Task instructions ::
Everything from the first line of the data through the line with "from matplotlib.lines import Line2D" is to be echoed exactly, minus the pictures.

Provided data ::
++++++++++++++++++++
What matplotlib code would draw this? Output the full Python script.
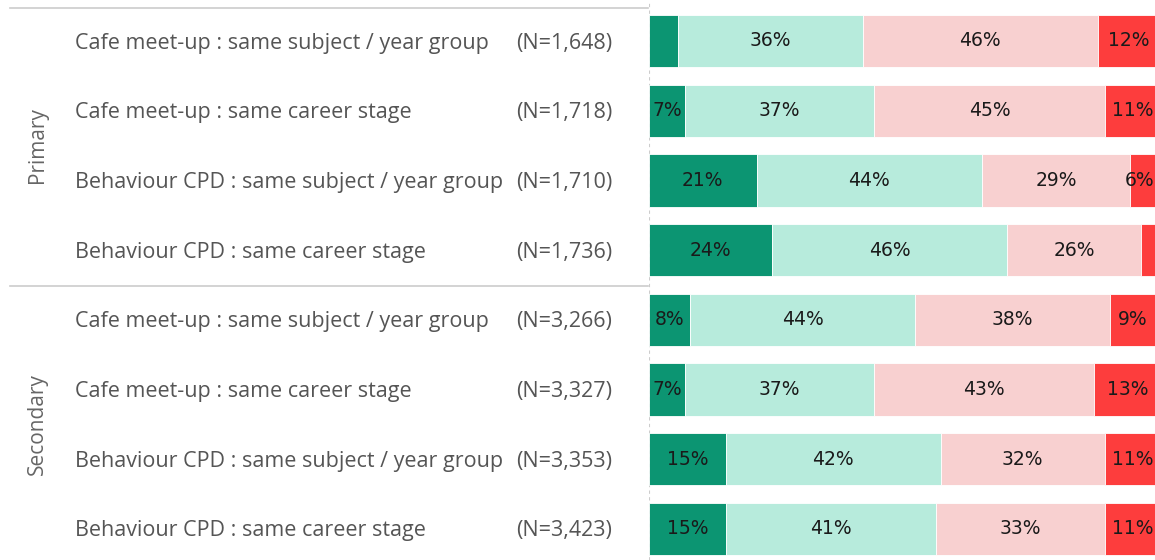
import matplotlib.pyplot as plt
from matplotlib.transforms import blended_transform_factory
from matplotlib.lines import Line2D

# data, top to bottom
labels = [
    "Cafe meet-up : same subject / year group",
    "Cafe meet-up : same career stage",
    "Behaviour CPD : same subject / year group",
    "Behaviour CPD : same career stage",
    "Cafe meet-up : same subject / year group",
    "Cafe meet-up : same career stage",
    "Behaviour CPD : same subject / year group",
    "Behaviour CPD : same career stage",
]
counts = ["(N=1,648)", "(N=1,718)", "(N=1,710)", "(N=1,736)",
          "(N=3,266)", "(N=3,327)", "(N=3,353)", "(N=3,423)"]
groups = ["Primary", "Secondary"]
group_rows = [(0, 3), (4, 7)]

very_likely = [5.7, 7, 21, 24, 8, 7, 15, 15]
fairly_likely = [36, 37, 44, 46, 44, 37, 42, 41]
not_very = [46, 45, 29, 26, 38, 43, 32, 33]
not_at_all = [12, 11, 6, 4, 9, 13, 11, 11]

series = [very_likely, fairly_likely, not_very, not_at_all]
colors = ["#0c9572", "#b7ebdc", "#f8d0d0", "#fd3d3d"]

W, H = 1155, 560
fig = plt.figure(figsize=(W / 100, H / 100), dpi=100)
plt.rcParams['font.family'] = ['Open Sans', 'DejaVu Sans']

bar_left = 649 / W
ax = fig.add_axes([bar_left, 0, 1 - bar_left, 1])
row_px = 69.7
first_px = 41
ax.set_ylim((H - first_px) / row_px, -first_px / row_px)
xmax = 100 * (W - 649) / 512
ax.set_xlim(0, xmax)
ax.axis("off")

ys = list(range(len(labels)))
left = [0] * len(labels)
for vals, col in zip(series, colors):
    ax.barh(ys, vals, left=left, height=0.75, color=col, edgecolor="white", linewidth=0.6)
    for y, v, l in zip(ys, vals, left):
        if v < 6:
            continue
        x, ha = l + v / 2, "center"
        if x + 3.5 > xmax:
            # keep label inside the visible part of the bar
            x, ha = xmax - 0.2, "right"
        ax.text(x, y, f"{round(v)}%", ha=ha, va="center",
                fontsize=13.5, color="#1a1a1a", family=["DejaVu Sans"])
    left = [a + b for a, b in zip(left, vals)]

# dashed baseline
ax.axvline(0, color="#cccccc", lw=0.8, ls=(0, (3, 3)), zorder=0)

tr = blended_transform_factory(fig.transFigure, ax.transData)
for y, lab, n in zip(ys, labels, counts):
    ax.text(75 / W, y + 0.03, lab, transform=tr, ha="left", va="center",
            fontsize=15.5, color="#555555", clip_on=False)
    ax.text(516 / W, y + 0.03, n, transform=tr, ha="left", va="center",
            fontsize=15.5, color="#555555", clip_on=False)

for g, (a, b) in zip(groups, group_rows):
    ax.text(37 / W, (a + b) / 2, g, transform=tr, ha="center", va="center",
            rotation=90, fontsize=15, color="#666666", clip_on=False)

for yl in [-0.475, 3.515]:
    fig.add_artist(Line2D([10 / W, 648 / W], [yl, yl], color="#cccccc", lw=1.2,
                          transform=tr))

fig.savefig("out.png", dpi=100)
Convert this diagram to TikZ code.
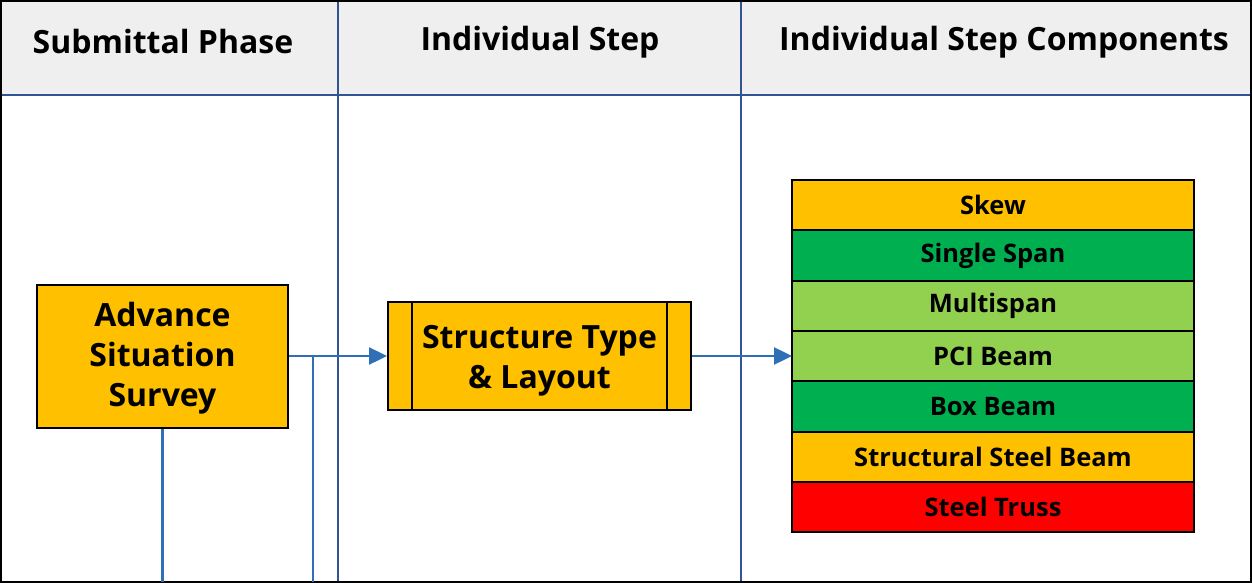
++++++++++++++++++++
Worked answer ::
What matplotlib code would draw this? Output the full Python script.
import matplotlib.pyplot as plt
from matplotlib.transforms import blended_transform_factory
from matplotlib.lines import Line2D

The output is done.